The famous Russian Old Believer hermit Agafya Lykova has a new and updated small wooden house replacing the previous house built by her father eighty years ago. The house was paid by a Russian millionaire and air-shipped in parts to the remote mountain site where Agafya live. She was visited by some of the sect’s clergy.
Daily Mail (UK) features an update on hermit Emma Orbach, who lives in rural Wales. “A woman who left her former life behind to live in the woodlands of Pembrokeshire 20 years ago tells presenter Ben Fogle she doesn’t care if other people call her ‘crazy.'” Includes short video clip. From UK TV series “New Lives in the Wild.”

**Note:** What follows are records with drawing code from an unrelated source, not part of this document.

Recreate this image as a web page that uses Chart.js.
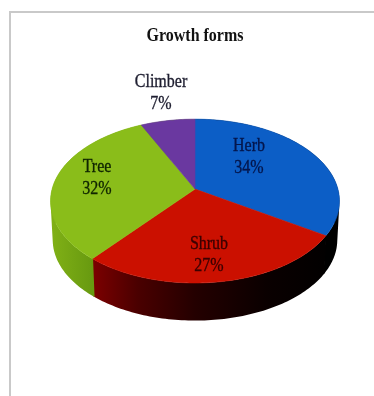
<!DOCTYPE html>
<html>
<head>
<meta charset="utf-8">
<style>
  html, body { margin: 0; padding: 0; background: #fff; }
  #frame { position: absolute; left: 9px; top: 11px; width: 365px; height: 385px;
           border-left: 2px solid #c9c9c9; border-top: 2px solid #c9c9c9; box-sizing: border-box; }
  canvas { position: absolute; left: 0; top: 0; }
</style>
<script src="https://cdn.jsdelivr.net/npm/chart.js@4/dist/chart.umd.min.js"></script>
</head>
<body>
<div id="frame"></div>
<canvas id="chart" width="374" height="396"></canvas>
<script>
const categories = ['Herb', 'Shrub', 'Tree', 'Climber'];
const shares = [34, 27, 32, 7];
const topColors = ['#0c5ec6', '#cb1000', '#8abd1a', '#6a38a0'];
const labelColors = ['#04164c', '#3a0202', '#102600', '#1e1e30'];
const titleText = 'Growth forms';

// Tilted-disc projection: the far rim recedes, so the hub sits above the ellipse centre.
const TILT = 0.146, SQUASH = 0.561, DEPTH = 39, FLOOR_SCALE = 0.985;
// Text in this figure is drawn tall and narrow.
const TEXT_STRETCH = 1.22;

function project(el, angle, shift, scale) {
  const u = Math.cos(angle), v = Math.sin(angle);
  const w = 1 - TILT * v;
  return [
    el.x + el.outerRadius * scale * u / w,
    el.y + shift + el.outerRadius * SQUASH * scale * v / w
  ];
}

function wallFill(ctx, index) {
  const g = ctx.createLinearGradient(52, 0, 338, 0);
  if (index === 2 || index === 3) {
    g.addColorStop(0, '#80b016');
    g.addColorStop(0.14, '#689a10');
    return g;
  }
  if (index === 1) {
    g.addColorStop(0.13, '#800000');
    g.addColorStop(0.3, '#4a0000');
    g.addColorStop(0.5, '#240000');
    g.addColorStop(0.75, '#0a0000');
    g.addColorStop(1, '#000000');
    return g;
  }
  return '#000000';
}

function signedArea(points) {
  return points.reduce((sum, [x, y], k) => {
    const [nx, ny] = points[(k + 1) % points.length];
    return sum + x * ny - nx * y;
  }, 0);
}

// The wall is one path of small quads wound the same way, so none of them cancel.
function drawWall(ctx, el, index, startAngle, endAngle) {
  const from = startAngle - 0.006, to = endAngle + 0.006;
  const steps = Math.max(2, Math.ceil((to - from) / 0.02));
  ctx.beginPath();
  for (let i = 0; i < steps; i++) {
    const a = from + (to - from) * i / steps;
    const b = from + (to - from) * (i + 1) / steps;
    const corners = [
      project(el, a, 0, 1), project(el, b, 0, 1),
      project(el, b, DEPTH, FLOOR_SCALE), project(el, a, DEPTH, FLOOR_SCALE)
    ];
    if (signedArea(corners) < 0) corners.reverse();
    corners.forEach(([x, y], k) => (k ? ctx.lineTo(x, y) : ctx.moveTo(x, y)));
    ctx.closePath();
  }
  ctx.fillStyle = wallFill(ctx, index);
  ctx.fill();
}

const discPlugin = {
  id: 'tiltedDisc',
  afterLayout(chart) {
    const block = chart.titleBlock;
    if (block.stretched) return;
    block.stretched = true;
    const plainDraw = block.draw;
    block.draw = function () {
      const ctx = this.ctx;
      const mid = this.top + this.height / 2;
      ctx.save();
      ctx.translate(0, mid);
      ctx.scale(1, TEXT_STRETCH);
      ctx.translate(0, -mid);
      plainDraw.call(this);
      ctx.restore();
    };
  },
  beforeDatasetDraw(chart, args) {
    const { ctx } = chart;
    const arcs = args.meta.data;
    ctx.save();
    // Side wall first, then the top faces over it.
    arcs.forEach((el, i) => {
      const { startAngle, endAngle } = el.getProps(['startAngle', 'endAngle'], true);
      drawWall(ctx, el, i, startAngle, endAngle);
    });
    arcs.forEach((el) => {
      const { startAngle, endAngle } = el.getProps(['startAngle', 'endAngle'], true);
      const steps = Math.ceil((endAngle - startAngle) / 0.02);
      ctx.beginPath();
      ctx.moveTo(el.x, el.y);
      for (let i = 0; i <= steps; i++) {
        const [x, y] = project(el, startAngle + (endAngle - startAngle) * i / steps, 0, 1);
        ctx.lineTo(x, y);
      }
      ctx.closePath();
      ctx.fillStyle = el.options.backgroundColor;
      ctx.strokeStyle = el.options.backgroundColor;
      ctx.lineWidth = 0.6;
      ctx.fill();
      ctx.stroke();
    });
    ctx.restore();
    return false;
  },
  afterDatasetsDraw(chart, args, opts) {
    const { ctx } = chart;
    const values = chart.data.datasets[0].data;
    const tallText = (text, x, y) => {
      ctx.save();
      ctx.translate(x, y);
      ctx.scale(1, TEXT_STRETCH);
      ctx.fillText(text, 0, 0);
      ctx.strokeText(text, 0, 0);
      ctx.restore();
    };
    ctx.save();
    ctx.font = opts.font;
    ctx.textAlign = 'center';
    ctx.textBaseline = 'middle';
    ctx.lineWidth = 0.3;
    chart.data.labels.forEach((name, i) => {
      const [x, y] = opts.anchors[i];
      ctx.fillStyle = labelColors[i];
      ctx.strokeStyle = labelColors[i];
      tallText(name, x, y);
      tallText(values[i] + '%', x, y + opts.lineGap);
    });
    ctx.restore();
  }
};

new Chart(document.getElementById('chart'), {
  type: 'pie',
  data: {
    labels: categories,
    datasets: [{ data: shares, backgroundColor: topColors, borderWidth: 0 }]
  },
  options: {
    responsive: false,
    animation: false,
    layout: { padding: { top: 26, left: 52, right: 36, bottom: 64 } },
    plugins: {
      legend: { display: false },
      tooltip: { enabled: false },
      title: {
        display: true,
        text: titleText,
        color: '#111111',
        font: { family: '"Liberation Serif", serif', size: 16, weight: 'bold' },
        padding: { top: 0, bottom: 1 }
      },
      tiltedDisc: {
        font: '16px "Liberation Serif", serif',
        lineGap: 22,
        anchors: [[249, 146], [209, 244], [97, 167], [161, 82]]
      }
    }
  },
  plugins: [discPlugin]
});
</script>
</body>
</html>
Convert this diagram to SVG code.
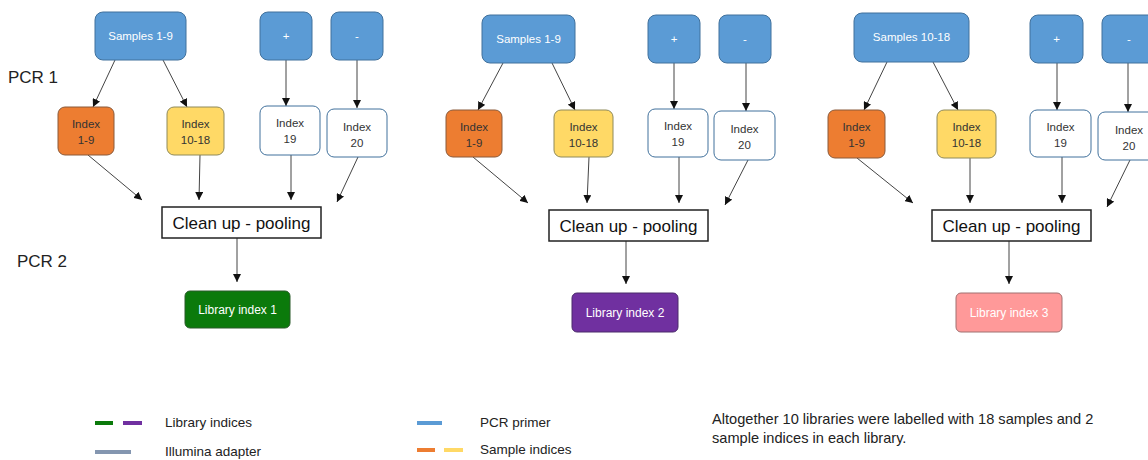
<svg xmlns="http://www.w3.org/2000/svg" width="1148" height="460" viewBox="0 0 1148 460">
<defs>
<marker id="ah" viewBox="0 0 10 10" refX="10" refY="5" markerWidth="8" markerHeight="8" markerUnits="userSpaceOnUse" orient="auto">
<path d="M0,0 L10,5 L0,10 z" fill="#111"/>
</marker>
<style>
.t{font-family:"Liberation Sans",Arial,sans-serif}
.pri{fill:#5b9bd5;stroke:#41719c;stroke-width:1}
.o{fill:#ed7d31;stroke:#8a5a3a;stroke-width:1}
.y{fill:#ffd966;stroke:#8f8a5a;stroke-width:1}
.w{fill:#fff;stroke:#41719c;stroke-width:1}
.cl{fill:#fff;stroke:#222;stroke-width:1.5}
.wt{fill:#fff;font-size:11.5px;text-anchor:middle}
.it{fill:#333;font-size:11.5px;text-anchor:middle}
.ct{fill:#111;font-size:17px;text-anchor:middle}
.lt{fill:#fff;font-size:12px;text-anchor:middle}
.ar{stroke:#444;stroke-width:1;fill:none;marker-end:url(#ah)}
.leg{fill:#222;font-size:13.5px}
.nt{fill:#222;font-size:14.6px}
.ll{stroke-width:4}
</style>
</defs>

<text class="t" x="8" y="83" font-size="17" fill="#222">PCR 1</text>
<text class="t" x="17" y="267" font-size="17" fill="#222">PCR 2</text>

<g id="connectors">
<line class="ar" x1="115" y1="60" x2="93" y2="107"/>
<line class="ar" x1="163" y1="60" x2="187" y2="107"/>
<line class="ar" x1="286" y1="60" x2="286" y2="106"/>
<line class="ar" x1="357" y1="60" x2="357" y2="108"/>
<line class="ar" x1="88" y1="155" x2="142" y2="200"/>
<line class="ar" x1="200" y1="155" x2="199" y2="200"/>
<line class="ar" x1="291" y1="155" x2="291" y2="200"/>
<line class="ar" x1="358" y1="157" x2="337" y2="202"/>
<line class="ar" x1="237" y1="238" x2="237" y2="282"/>
<line class="ar" x1="503" y1="63" x2="478" y2="110"/>
<line class="ar" x1="552" y1="63" x2="575" y2="110"/>
<line class="ar" x1="674" y1="63" x2="674" y2="109"/>
<line class="ar" x1="746" y1="63" x2="746" y2="111"/>
<line class="ar" x1="473" y1="157" x2="528" y2="203"/>
<line class="ar" x1="589" y1="157" x2="587" y2="203"/>
<line class="ar" x1="679" y1="157" x2="679" y2="203"/>
<line class="ar" x1="748" y1="160" x2="725" y2="205"/>
<line class="ar" x1="626" y1="241" x2="626" y2="284"/>
<line class="ar" x1="887" y1="62" x2="864" y2="110"/>
<line class="ar" x1="933" y1="62" x2="958" y2="110"/>
<line class="ar" x1="1057" y1="63" x2="1057" y2="110"/>
<line class="ar" x1="1128" y1="63" x2="1128" y2="112"/>
<line class="ar" x1="857" y1="158" x2="913" y2="203"/>
<line class="ar" x1="970" y1="158" x2="970" y2="203"/>
<line class="ar" x1="1062" y1="157" x2="1062" y2="203"/>
<line class="ar" x1="1130" y1="160" x2="1107" y2="207"/>
<line class="ar" x1="1009" y1="241" x2="1009" y2="284"/>
</g>

<g id="p1-samples"><rect class="pri" x="95" y="12" width="91" height="48" rx="8"/><text class="t wt" x="140.5" y="40">Samples 1-9</text></g>
<g id="p1-plus"><rect class="pri" x="260" y="12" width="52" height="48" rx="8"/><text class="t wt" x="286" y="40">+</text></g>
<g id="p1-minus"><rect class="pri" x="331" y="12" width="52" height="48" rx="8"/><text class="t wt" x="357" y="40">-</text></g>
<g id="p1-idx1"><rect class="o" x="58" y="107" width="56" height="48" rx="7"/><text class="t it" x="86" y="128">Index</text><text class="t it" x="86" y="144">1-9</text></g>
<g id="p1-idx10"><rect class="y" x="167" y="107" width="57" height="48" rx="7"/><text class="t it" x="195.5" y="128">Index</text><text class="t it" x="195.5" y="144">10-18</text></g>
<g id="p1-idx19"><rect class="w" x="260" y="106" width="60" height="49" rx="7"/><text class="t it" x="290" y="127">Index</text><text class="t it" x="290" y="143">19</text></g>
<g id="p1-idx20"><rect class="w" x="327" y="109" width="60" height="48" rx="7"/><text class="t it" x="357" y="131">Index</text><text class="t it" x="357" y="147">20</text></g>
<g id="p1-clean"><rect class="cl" x="162" y="207" width="159" height="31"/><text class="t ct" x="241.5" y="228.5">Clean up - pooling</text></g>
<g id="p1-lib"><rect x="185" y="291" width="105" height="37" rx="5" fill="#0b7a0b" stroke="#2a5a2a"/><text class="t lt" x="237.5" y="314">Library index 1</text></g>

<g id="p2-samples"><rect class="pri" x="482" y="15" width="93" height="48" rx="8"/><text class="t wt" x="528.5" y="43">Samples 1-9</text></g>
<g id="p2-plus"><rect class="pri" x="648" y="15" width="52" height="48" rx="8"/><text class="t wt" x="674" y="43">+</text></g>
<g id="p2-minus"><rect class="pri" x="719" y="15" width="52" height="48" rx="8"/><text class="t wt" x="745" y="43">-</text></g>
<g id="p2-idx1"><rect class="o" x="446" y="110" width="56" height="47" rx="7"/><text class="t it" x="474" y="131">Index</text><text class="t it" x="474" y="147">1-9</text></g>
<g id="p2-idx10"><rect class="y" x="554" y="110" width="59" height="47" rx="7"/><text class="t it" x="583.5" y="131">Index</text><text class="t it" x="583.5" y="147">10-18</text></g>
<g id="p2-idx19"><rect class="w" x="648" y="109" width="60" height="48" rx="7"/><text class="t it" x="678" y="130">Index</text><text class="t it" x="678" y="146">19</text></g>
<g id="p2-idx20"><rect class="w" x="714" y="111" width="61" height="49" rx="7"/><text class="t it" x="744.5" y="133">Index</text><text class="t it" x="744.5" y="149">20</text></g>
<g id="p2-clean"><rect class="cl" x="549" y="210" width="159" height="31"/><text class="t ct" x="628.5" y="231.5">Clean up - pooling</text></g>
<g id="p2-lib"><rect x="572" y="293" width="106" height="39" rx="5" fill="#7030a0" stroke="#4a2a6a"/><text class="t lt" x="625" y="317">Library index 2</text></g>

<g id="p3-samples"><rect class="pri" x="854" y="13" width="115" height="49" rx="8"/><text class="t wt" x="911.5" y="41">Samples 10-18</text></g>
<g id="p3-plus"><rect class="pri" x="1030" y="15" width="53" height="48" rx="8"/><text class="t wt" x="1056.5" y="43">+</text></g>
<g id="p3-minus"><rect class="pri" x="1102" y="15" width="56" height="48" rx="8"/><text class="t wt" x="1129" y="43">-</text></g>
<g id="p3-idx1"><rect class="o" x="828" y="110" width="57" height="48" rx="7"/><text class="t it" x="856.5" y="131">Index</text><text class="t it" x="856.5" y="147">1-9</text></g>
<g id="p3-idx10"><rect class="y" x="937" y="110" width="59" height="48" rx="7"/><text class="t it" x="966.5" y="131">Index</text><text class="t it" x="966.5" y="147">10-18</text></g>
<g id="p3-idx19"><rect class="w" x="1030" y="110" width="61" height="47" rx="7"/><text class="t it" x="1060.5" y="131">Index</text><text class="t it" x="1060.5" y="147">19</text></g>
<g id="p3-idx20"><rect class="w" x="1098" y="112" width="61" height="48" rx="7"/><text class="t it" x="1129" y="134">Index</text><text class="t it" x="1129" y="150">20</text></g>
<g id="p3-clean"><rect class="cl" x="932" y="210" width="159" height="31"/><text class="t ct" x="1011.5" y="231.5">Clean up - pooling</text></g>
<g id="p3-lib"><rect x="956" y="293" width="106" height="39" rx="5" fill="#ff9999" stroke="#a07070"/><text class="t lt" x="1009" y="317" fill="#ffeaea">Library index 3</text></g>

<g id="legend">
<line class="ll" x1="95" y1="423" x2="113" y2="423" stroke="#0b7a0b"/>
<line class="ll" x1="123" y1="423" x2="142" y2="423" stroke="#7030a0"/>
<text class="t leg" x="165" y="427">Library indices</text>
<line class="ll" x1="95" y1="452" x2="131" y2="452" stroke="#8496b0"/>
<text class="t leg" x="165" y="456">Illumina adapter</text>
<line class="ll" x1="417" y1="423" x2="442" y2="423" stroke="#5b9bd5"/>
<text class="t leg" x="480" y="427">PCR primer</text>
<line class="ll" x1="417" y1="450" x2="435" y2="450" stroke="#ed7d31"/>
<line class="ll" x1="444" y1="450" x2="463" y2="450" stroke="#ffd966"/>
<text class="t leg" x="480" y="454">Sample indices</text>
</g>
<g id="note">
<text class="t nt" x="712" y="424">Altogether 10 libraries were labelled with 18 samples and 2</text>
<text class="t nt" x="712" y="443">sample indices in each library.</text>
</g>
</svg>
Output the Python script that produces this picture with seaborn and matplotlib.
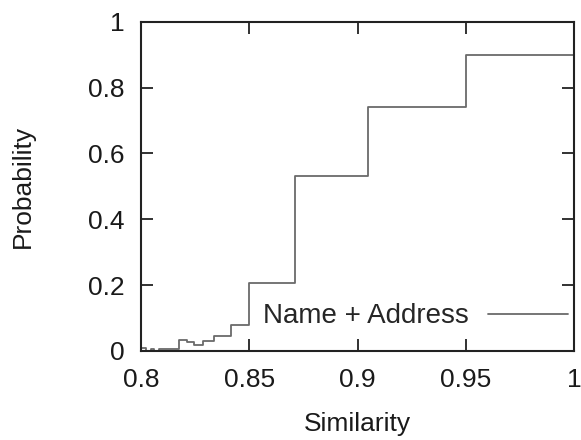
import matplotlib
matplotlib.use("Agg")
import matplotlib.pyplot as plt
import seaborn as sns
import pandas as pd
from matplotlib.ticker import FuncFormatter

# Data (step function, 'post' steps)
similarity = [0.800, 0.8025, 0.8045, 0.806, 0.8085, 0.810, 0.8177, 0.8211,
              0.8246, 0.8288, 0.8337, 0.8415, 0.850, 0.871, 0.905, 0.950, 1.000]
probability = [0.008, 0.000, 0.006, 0.000, 0.006, 0.005, 0.034, 0.027,
               0.019, 0.031, 0.044, 0.078, 0.206, 0.532, 0.742, 0.900, 0.900]
series_name = "Name + Address"
x_ticks = [0.8, 0.85, 0.9, 0.95, 1.0]
y_ticks = [0, 0.2, 0.4, 0.6, 0.8, 1.0]

df = pd.DataFrame({"Similarity": similarity, "Probability": probability,
                   "series": series_name})

sns.set_theme(style="white")
plt.rcParams["font.family"] = ["Liberation Sans", "DejaVu Sans"]

fig = plt.figure(figsize=(5.81, 4.4), dpi=100)
ax = fig.add_axes([0.2427, 0.2023, 0.988 - 0.2427, 0.9507 - 0.2023])

sns.lineplot(data=df, x="Similarity", y="Probability", hue="series",
             palette=["#6a6a6a"], drawstyle="steps-post", linewidth=1.3,
             ax=ax, legend=True)

ax.set_xlim(0.8, 1.0)
ax.set_ylim(0, 1)
ax.set_xticks(x_ticks)
ax.set_yticks(y_ticks)
fmt = FuncFormatter(lambda v, p: f"{v:g}")
ax.xaxis.set_major_formatter(fmt)
ax.yaxis.set_major_formatter(fmt)
ax.tick_params(axis="both", which="major", direction="in", length=8.5,
               width=1.3, color="#222222", labelsize=19, pad=12,
               top=True, right=True, bottom=True, left=True,
               labelcolor="#1a1a1a")
for s in ax.spines.values():
    s.set_color("#222222")
    s.set_linewidth(1.5)
    s.set_visible(True)

ax.set_xlabel("Similarity", fontsize=19, color="#1a1a1a", labelpad=15)
ax.set_ylabel("Probability", fontsize=19, color="#1a1a1a", labelpad=38)

handles, labels = ax.get_legend_handles_labels()
ax.legend(handles, labels, loc="center right", bbox_to_anchor=(0.985, 0.105),
          frameon=False, markerfirst=False, fontsize=20, handlelength=2.85,
          handletextpad=0.7, borderpad=0, borderaxespad=0)

fig.savefig("out.png", dpi=100)
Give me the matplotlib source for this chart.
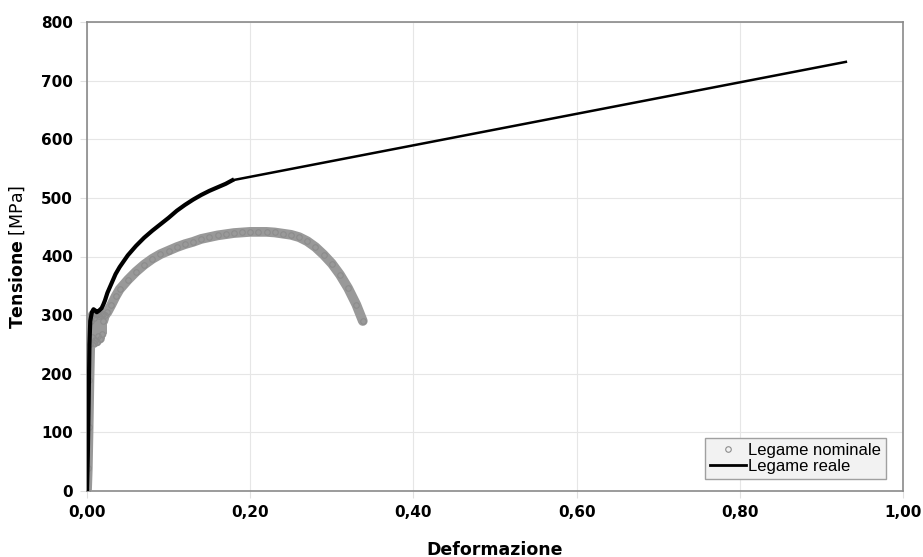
import numpy as np
import matplotlib.pyplot as plt
from matplotlib.lines import Line2D
from matplotlib.ticker import FuncFormatter

# --- data ---
# nominal curve (engineering stress-strain)
nom_strain = [0.000, 0.001, 0.002, 0.003, 0.004, 0.005, 0.006, 0.007, 0.008, 0.009,
              0.010, 0.011, 0.012, 0.013, 0.014, 0.015, 0.016, 0.017, 0.018, 0.019,
              0.020, 0.022, 0.025, 0.030, 0.035, 0.040, 0.050, 0.060, 0.070, 0.080,
              0.090, 0.100, 0.110, 0.120, 0.130, 0.140, 0.150, 0.160, 0.170, 0.180,
              0.190, 0.200, 0.210, 0.220, 0.230, 0.240, 0.250, 0.260, 0.270, 0.280,
              0.290, 0.300, 0.310, 0.320, 0.330, 0.338]
nom_stress = [0, 40, 110, 190, 250, 290, 262, 300, 252, 295,
              258, 302, 255, 302, 265, 298, 260, 300, 268, 302,
              290, 300, 305, 318, 332, 344, 360, 374, 386, 396,
              404, 410, 416, 421, 425, 430, 433, 436, 438, 440,
              441, 442, 442, 442, 441, 439, 437, 433, 426, 416,
              403, 388, 369, 346, 318, 290]

# real curve (true stress-strain)
real_strain = [0.000, 0.001, 0.002, 0.003, 0.004, 0.006, 0.008, 0.010, 0.012, 0.015,
               0.018, 0.020, 0.022, 0.025, 0.030, 0.035, 0.040, 0.050, 0.060, 0.070,
               0.080, 0.090, 0.100, 0.110, 0.120, 0.130, 0.140, 0.150, 0.160, 0.170,
               0.178, 0.930]
real_stress = [0, 60, 150, 250, 290, 305, 310, 308, 305, 308,
               312, 318, 325, 338, 354, 370, 382, 402, 418, 432,
               444, 455, 466, 478, 488, 497, 505, 512, 518, 524,
               530, 732]

x_ticks = [0.0, 0.2, 0.4, 0.6, 0.8, 1.0]
y_ticks = [0, 100, 200, 300, 400, 500, 600, 700, 800]

fig = plt.figure(figsize=(9.23, 5.57), dpi=100)
ax = fig.add_axes([87 / 923, 1 - 491 / 557, 816 / 923, 469 / 557])

gray = '#999999'
ax.plot(nom_strain, nom_stress, color=gray, lw=7, solid_capstyle='round', zorder=3)
ax.plot(nom_strain, nom_stress, ls='none', marker='o', ms=4, mfc='none',
        mec='#8c8c8c', mew=0.8, zorder=3)
ax.plot(real_strain[:-1], real_stress[:-1], color='black', lw=3, zorder=4)
ax.plot(real_strain[-2:], real_stress[-2:], color='black', lw=1.8, zorder=4)

ax.set_xlim(0, 1.0)
ax.set_ylim(0, 800)
ax.set_xticks(x_ticks)
ax.set_yticks(y_ticks)
ax.xaxis.set_major_formatter(FuncFormatter(lambda v, p: f'{v:.2f}'.replace('.', ',')))
ax.grid(True, color='#e6e6e6', lw=0.8)
ax.set_axisbelow(True)
ax.tick_params(axis='both', direction='out', length=5, color='#e0e0e0',
               labelsize=11, pad=5)
for lab in ax.get_xticklabels() + ax.get_yticklabels():
    lab.set_fontweight('bold')
for s in ax.spines.values():
    s.set_color('#8a8a8a')
    s.set_linewidth(1.2)

plt.rcParams['mathtext.fontset'] = 'dejavusans'
ax.set_xlabel('Deformazione', fontsize=12.5, fontweight='bold', labelpad=15)
ax.set_ylabel(r'$\mathbf{Tensione}$ [MPa]', fontsize=12.5, labelpad=10)

handles = [Line2D([], [], ls='none', marker='o', ms=4, mfc='none', mec='#8c8c8c', mew=0.8),
           Line2D([], [], color='black', lw=2)]
leg = ax.legend(handles, ['Legame nominale', 'Legame reale'], loc='lower right',
                bbox_to_anchor=(0.979, 0.025), prop={'family': 'Liberation Sans', 'size': 12},
                fancybox=False, frameon=True, handlelength=2.2, handletextpad=0.1,
                borderpad=0.3, labelspacing=0.1, borderaxespad=0)
leg.get_frame().set_facecolor('#f2f2f2')
leg.get_frame().set_edgecolor('#a0a0a0')
leg.get_frame().set_alpha(1)

fig.savefig('out.png', dpi=100)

Salon describes the experimental film Erēmīta, a collection of fragmented images representing the fragmented life of the pandemic. The film is a collection (here called “Anthologies”) of scenarios,reflecting the randomness, isolation, distancing, and chaotic solitude of a recent year,–all taken from cell-phones. Article includes the trailer.
Scottish hermit Jake Williams, now 70, is profiled by Daily Mail (UK). Once a science teacher, Williams moved to forested land in the 1980s, hoping to create a hippie commune, but found himself alone in a rundown cottage, since enhanced by solar panels, windmill, and other gadgets. Williams calls himself a “sociable” hermit who does not avoid people, even calling himself a “phony” and ” reluctant” hermit.
Brief article in The Spectator titled “How to Be a Hermit,” is a summary of Lady Juliana of Norwich, famous medieval English anchorite and mystic, author of Revelations of Divine Love.